**TASK TO CARRY OUT**
Copy out every line that contains "code".

**WORKING DATA**
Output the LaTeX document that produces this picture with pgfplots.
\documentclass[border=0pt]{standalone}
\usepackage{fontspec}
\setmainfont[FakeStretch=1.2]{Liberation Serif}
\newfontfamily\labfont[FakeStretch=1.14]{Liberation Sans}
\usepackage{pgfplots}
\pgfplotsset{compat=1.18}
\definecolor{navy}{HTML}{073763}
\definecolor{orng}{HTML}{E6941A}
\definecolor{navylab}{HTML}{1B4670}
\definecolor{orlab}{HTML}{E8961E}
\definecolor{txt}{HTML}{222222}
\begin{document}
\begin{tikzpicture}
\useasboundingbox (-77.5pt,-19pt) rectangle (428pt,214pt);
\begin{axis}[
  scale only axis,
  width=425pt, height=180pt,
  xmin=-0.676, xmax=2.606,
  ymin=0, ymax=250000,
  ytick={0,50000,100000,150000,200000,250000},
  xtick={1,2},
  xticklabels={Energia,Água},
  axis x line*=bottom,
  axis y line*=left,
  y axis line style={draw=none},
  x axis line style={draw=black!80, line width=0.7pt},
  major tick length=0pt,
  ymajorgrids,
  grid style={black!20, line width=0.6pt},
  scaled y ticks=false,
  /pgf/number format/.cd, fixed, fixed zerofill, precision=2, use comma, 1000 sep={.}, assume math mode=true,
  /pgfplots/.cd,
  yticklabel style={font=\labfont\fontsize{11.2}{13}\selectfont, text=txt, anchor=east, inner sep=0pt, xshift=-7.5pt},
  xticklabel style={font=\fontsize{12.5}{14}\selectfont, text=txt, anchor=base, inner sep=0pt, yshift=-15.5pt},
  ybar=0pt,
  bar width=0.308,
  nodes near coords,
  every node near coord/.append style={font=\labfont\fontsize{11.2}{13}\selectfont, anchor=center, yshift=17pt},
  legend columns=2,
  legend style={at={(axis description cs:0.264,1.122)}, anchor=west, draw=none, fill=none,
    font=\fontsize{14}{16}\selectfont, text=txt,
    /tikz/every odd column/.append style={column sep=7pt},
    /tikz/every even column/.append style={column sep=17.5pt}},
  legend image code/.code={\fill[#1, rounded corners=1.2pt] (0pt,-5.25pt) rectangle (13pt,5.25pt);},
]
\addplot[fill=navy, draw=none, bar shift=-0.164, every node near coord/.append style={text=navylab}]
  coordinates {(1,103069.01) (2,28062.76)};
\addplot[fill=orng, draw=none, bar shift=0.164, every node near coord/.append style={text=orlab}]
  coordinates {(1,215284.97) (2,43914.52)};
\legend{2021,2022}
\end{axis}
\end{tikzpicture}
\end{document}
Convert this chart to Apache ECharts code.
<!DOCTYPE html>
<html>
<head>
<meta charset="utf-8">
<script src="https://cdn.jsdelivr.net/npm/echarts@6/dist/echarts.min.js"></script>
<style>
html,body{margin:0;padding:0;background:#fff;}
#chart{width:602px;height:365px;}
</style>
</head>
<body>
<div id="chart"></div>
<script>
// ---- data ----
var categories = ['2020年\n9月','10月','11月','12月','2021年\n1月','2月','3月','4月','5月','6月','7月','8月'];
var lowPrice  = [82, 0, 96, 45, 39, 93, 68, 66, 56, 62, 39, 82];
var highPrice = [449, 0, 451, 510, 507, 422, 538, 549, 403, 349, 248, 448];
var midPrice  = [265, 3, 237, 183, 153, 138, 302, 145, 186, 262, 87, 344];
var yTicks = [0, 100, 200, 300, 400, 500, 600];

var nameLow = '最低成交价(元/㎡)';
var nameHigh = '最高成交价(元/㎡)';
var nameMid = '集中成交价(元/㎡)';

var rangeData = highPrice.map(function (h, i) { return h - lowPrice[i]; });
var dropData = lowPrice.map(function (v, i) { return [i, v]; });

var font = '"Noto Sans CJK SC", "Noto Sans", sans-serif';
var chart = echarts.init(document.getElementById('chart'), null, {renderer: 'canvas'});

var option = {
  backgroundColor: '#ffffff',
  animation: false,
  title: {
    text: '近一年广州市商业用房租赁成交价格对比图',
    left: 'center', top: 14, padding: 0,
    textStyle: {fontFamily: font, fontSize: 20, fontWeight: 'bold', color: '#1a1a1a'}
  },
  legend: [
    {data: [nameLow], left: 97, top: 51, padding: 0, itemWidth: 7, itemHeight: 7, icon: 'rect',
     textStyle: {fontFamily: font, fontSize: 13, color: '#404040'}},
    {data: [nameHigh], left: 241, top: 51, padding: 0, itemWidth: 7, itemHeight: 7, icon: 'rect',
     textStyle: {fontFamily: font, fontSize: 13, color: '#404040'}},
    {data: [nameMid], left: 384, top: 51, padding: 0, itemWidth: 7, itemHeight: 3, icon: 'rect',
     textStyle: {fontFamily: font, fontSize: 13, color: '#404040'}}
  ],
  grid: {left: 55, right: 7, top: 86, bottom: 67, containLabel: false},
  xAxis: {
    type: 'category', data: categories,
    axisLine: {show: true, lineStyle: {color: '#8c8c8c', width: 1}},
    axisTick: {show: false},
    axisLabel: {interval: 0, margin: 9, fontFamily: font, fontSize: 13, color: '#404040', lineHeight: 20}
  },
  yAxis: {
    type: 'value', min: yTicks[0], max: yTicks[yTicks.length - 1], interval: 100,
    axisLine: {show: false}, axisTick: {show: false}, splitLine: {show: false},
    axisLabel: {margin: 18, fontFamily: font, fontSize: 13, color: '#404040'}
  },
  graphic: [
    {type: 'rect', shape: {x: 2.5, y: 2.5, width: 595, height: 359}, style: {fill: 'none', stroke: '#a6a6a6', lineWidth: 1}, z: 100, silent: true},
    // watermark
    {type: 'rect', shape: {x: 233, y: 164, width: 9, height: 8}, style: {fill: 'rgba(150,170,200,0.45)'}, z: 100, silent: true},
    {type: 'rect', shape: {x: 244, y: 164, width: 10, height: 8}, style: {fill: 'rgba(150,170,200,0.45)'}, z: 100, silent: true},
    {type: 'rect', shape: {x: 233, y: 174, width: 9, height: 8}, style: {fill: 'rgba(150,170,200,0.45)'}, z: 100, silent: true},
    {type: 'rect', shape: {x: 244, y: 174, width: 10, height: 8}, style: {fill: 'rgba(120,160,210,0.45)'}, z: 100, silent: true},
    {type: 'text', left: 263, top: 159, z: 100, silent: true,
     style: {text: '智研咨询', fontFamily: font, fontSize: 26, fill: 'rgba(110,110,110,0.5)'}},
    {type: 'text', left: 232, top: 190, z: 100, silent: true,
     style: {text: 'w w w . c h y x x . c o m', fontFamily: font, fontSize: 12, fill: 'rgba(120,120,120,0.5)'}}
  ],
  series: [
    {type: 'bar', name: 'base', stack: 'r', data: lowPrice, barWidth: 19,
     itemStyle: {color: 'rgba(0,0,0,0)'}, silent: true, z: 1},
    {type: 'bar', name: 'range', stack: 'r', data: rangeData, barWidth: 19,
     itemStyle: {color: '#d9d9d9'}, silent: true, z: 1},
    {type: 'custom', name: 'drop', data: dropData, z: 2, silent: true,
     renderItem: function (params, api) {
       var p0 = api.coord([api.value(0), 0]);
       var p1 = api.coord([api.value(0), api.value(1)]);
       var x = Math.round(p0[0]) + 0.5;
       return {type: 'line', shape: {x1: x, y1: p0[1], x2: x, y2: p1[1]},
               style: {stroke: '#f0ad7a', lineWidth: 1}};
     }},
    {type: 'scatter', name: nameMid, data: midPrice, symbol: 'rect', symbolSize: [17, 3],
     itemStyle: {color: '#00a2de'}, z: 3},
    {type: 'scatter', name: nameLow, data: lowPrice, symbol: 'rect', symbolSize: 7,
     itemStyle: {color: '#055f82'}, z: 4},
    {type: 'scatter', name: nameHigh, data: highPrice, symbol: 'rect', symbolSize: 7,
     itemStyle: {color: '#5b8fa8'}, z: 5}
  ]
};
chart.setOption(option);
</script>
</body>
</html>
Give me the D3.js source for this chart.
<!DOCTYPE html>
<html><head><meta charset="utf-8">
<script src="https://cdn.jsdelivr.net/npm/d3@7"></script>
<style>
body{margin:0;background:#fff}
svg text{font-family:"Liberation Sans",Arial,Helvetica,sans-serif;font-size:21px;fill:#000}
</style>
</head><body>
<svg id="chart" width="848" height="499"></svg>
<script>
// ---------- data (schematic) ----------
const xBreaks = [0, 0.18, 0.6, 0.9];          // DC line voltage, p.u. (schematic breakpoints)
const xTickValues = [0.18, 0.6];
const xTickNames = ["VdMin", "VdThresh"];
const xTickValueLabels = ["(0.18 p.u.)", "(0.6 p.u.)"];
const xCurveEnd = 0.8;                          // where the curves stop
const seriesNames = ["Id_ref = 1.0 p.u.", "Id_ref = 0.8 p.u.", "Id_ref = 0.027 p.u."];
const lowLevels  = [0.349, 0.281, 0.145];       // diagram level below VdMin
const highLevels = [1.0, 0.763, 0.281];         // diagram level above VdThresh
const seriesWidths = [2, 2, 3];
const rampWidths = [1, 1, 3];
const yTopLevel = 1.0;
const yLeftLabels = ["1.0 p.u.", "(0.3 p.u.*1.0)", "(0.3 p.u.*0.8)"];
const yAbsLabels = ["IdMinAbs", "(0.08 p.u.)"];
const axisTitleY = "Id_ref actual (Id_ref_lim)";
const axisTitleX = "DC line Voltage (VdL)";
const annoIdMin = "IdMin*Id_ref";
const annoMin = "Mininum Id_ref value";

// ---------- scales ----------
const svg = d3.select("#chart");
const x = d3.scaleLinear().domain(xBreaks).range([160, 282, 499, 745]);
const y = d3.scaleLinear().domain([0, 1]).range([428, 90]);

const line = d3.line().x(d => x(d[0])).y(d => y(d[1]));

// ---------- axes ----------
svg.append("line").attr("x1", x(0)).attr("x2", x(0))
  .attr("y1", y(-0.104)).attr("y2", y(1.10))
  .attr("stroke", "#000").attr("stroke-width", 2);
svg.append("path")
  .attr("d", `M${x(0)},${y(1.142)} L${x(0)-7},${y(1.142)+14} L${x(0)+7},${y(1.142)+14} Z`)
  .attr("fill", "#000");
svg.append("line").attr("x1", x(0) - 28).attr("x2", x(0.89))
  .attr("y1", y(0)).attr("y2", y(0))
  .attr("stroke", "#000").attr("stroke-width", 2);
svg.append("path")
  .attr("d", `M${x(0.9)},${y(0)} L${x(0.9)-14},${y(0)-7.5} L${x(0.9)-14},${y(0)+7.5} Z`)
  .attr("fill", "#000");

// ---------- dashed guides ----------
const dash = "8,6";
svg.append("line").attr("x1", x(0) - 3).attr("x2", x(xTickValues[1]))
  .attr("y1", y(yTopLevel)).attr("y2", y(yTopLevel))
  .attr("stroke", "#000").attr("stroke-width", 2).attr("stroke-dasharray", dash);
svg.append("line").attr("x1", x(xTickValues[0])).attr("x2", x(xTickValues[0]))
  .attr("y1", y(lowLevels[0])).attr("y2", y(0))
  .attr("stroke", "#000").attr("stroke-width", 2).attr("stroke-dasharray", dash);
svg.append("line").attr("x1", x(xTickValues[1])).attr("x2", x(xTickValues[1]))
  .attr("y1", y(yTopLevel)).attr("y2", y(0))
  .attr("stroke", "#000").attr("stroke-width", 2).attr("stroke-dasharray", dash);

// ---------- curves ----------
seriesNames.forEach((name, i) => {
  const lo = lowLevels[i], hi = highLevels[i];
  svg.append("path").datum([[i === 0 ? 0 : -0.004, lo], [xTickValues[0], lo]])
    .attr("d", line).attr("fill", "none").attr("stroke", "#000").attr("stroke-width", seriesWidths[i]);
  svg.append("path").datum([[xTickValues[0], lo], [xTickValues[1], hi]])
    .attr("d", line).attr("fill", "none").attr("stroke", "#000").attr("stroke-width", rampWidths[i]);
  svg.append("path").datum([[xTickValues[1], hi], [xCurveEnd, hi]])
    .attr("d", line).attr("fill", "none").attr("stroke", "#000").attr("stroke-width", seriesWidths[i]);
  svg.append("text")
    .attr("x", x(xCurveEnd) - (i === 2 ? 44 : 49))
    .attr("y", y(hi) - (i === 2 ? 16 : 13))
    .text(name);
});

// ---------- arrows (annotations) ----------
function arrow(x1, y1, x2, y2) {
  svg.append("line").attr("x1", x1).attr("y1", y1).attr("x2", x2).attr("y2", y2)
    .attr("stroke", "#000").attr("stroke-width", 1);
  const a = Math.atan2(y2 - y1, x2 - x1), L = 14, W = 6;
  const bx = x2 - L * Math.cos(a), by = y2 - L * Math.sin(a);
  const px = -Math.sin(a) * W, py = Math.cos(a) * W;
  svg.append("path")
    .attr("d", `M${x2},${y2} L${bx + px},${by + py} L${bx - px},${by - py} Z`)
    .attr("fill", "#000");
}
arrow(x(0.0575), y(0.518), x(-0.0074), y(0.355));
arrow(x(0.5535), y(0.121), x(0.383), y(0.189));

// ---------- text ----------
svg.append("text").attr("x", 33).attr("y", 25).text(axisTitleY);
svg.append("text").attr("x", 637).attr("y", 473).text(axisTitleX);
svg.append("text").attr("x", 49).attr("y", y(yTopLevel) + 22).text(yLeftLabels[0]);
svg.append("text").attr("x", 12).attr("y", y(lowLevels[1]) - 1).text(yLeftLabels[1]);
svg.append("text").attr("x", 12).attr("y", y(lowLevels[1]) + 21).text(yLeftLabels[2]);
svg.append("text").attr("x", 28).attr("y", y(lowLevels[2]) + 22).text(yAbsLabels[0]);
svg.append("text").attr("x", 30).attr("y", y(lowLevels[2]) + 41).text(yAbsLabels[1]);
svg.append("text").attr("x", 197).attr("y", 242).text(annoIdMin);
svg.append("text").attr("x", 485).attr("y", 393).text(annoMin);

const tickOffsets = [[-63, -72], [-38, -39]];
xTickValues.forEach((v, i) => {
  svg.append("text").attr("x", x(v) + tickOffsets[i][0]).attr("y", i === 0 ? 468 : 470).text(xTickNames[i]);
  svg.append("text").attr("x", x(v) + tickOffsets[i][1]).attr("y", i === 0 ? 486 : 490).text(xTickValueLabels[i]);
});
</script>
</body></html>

**COMPLETED EXERCISE**
  legend image code/.code={\fill[#1, rounded corners=1.2pt] (0pt,-5.25pt) rectangle (13pt,5.25pt);},
Convert this chart to Apache ECharts code.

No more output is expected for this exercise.